_DATA SEGMENT_.
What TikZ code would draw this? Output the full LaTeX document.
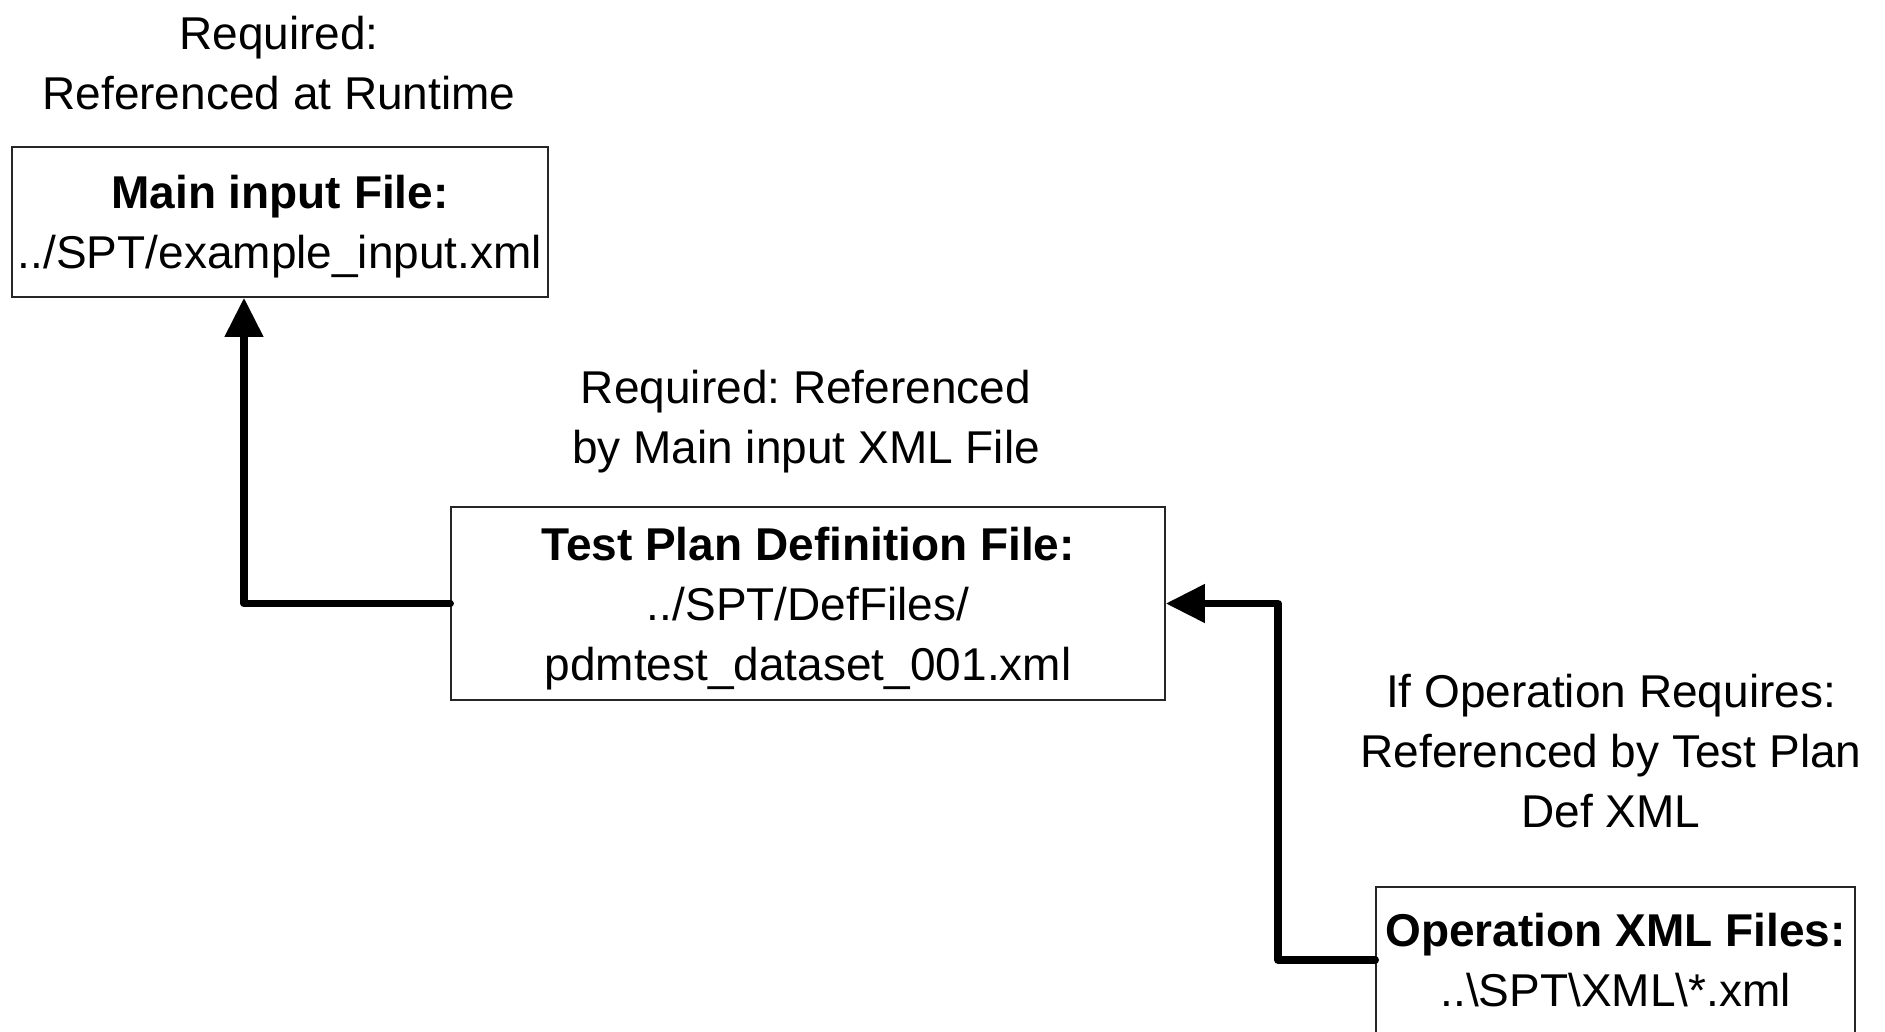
\documentclass[tikz,border=0pt]{standalone}
\usepackage{fontspec}
\setmainfont{Liberation Sans}
\usetikzlibrary{arrows.meta}
\frenchspacing
\begin{document}
\begin{tikzpicture}[x=1pt,y=-1pt,
  box/.style={draw=black!85,line width=1.6pt,fill=white,inner sep=0pt,align=center,font=\fontsize{46}{60}\selectfont},
  lbl/.style={inner sep=0pt,align=center,font=\fontsize{46}{60}\selectfont},
  conn/.style={line width=7.5pt,line join=round,line cap=round,-{Triangle[width=37pt,length=39pt]}}]
\useasboundingbox (0,0) rectangle (1885,1032);
\clip (0,0) rectangle (1885,1032);
\fill[white] (0,0) rectangle (1885,1032);
\node[lbl] (l1) at (279,63) {Required:\\Referenced at Runtime};
\node[lbl] (l2) at (806,422) {Required: Referenced\\by Main input XML File};
\node[lbl] (l3) at (1611,751) {If Operation Requires:\\Referenced by Test Plan\\Def XML};
\node[box,minimum width=536pt,minimum height=150pt,text depth=0pt] (main) at (280,222) {\textbf{Main input File:}\\../SPT/example\_input.xml};
\node[box,minimum width=714pt,minimum height=193pt,text depth=0pt] (tp) at (808,603.5) {\textbf{Test Plan Definition File:}\\../SPT/DefFiles/\\pdmtest\_dataset\_001.xml};
\node[box,minimum width=479pt,minimum height=146pt] (op) at (1615.5,960) {\textbf{Operation XML Files:}\\..\textbackslash SPT\textbackslash XML\textbackslash *.xml};
\coordinate (c1) at (244,603.5);
\coordinate (c2) at (1278,960);
\draw[conn] (tp.west) -- (c1) -- (c1 |- main.south);
\draw[conn] (op.west) -- (c2) |- (tp.east);
\end{tikzpicture}
\end{document}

_EXERCISE INSTRUCTIONS_. Collect each line holding the string "draw".

_COMPLETED TASK_.
What TikZ code would draw this? Output the full LaTeX document.
  box/.style={draw=black!85,line width=1.6pt,fill=white,inner sep=0pt,align=center,font=\fontsize{46}{60}\selectfont},
\draw[conn] (tp.west) -- (c1) -- (c1 |- main.south);
\draw[conn] (op.west) -- (c2) |- (tp.east);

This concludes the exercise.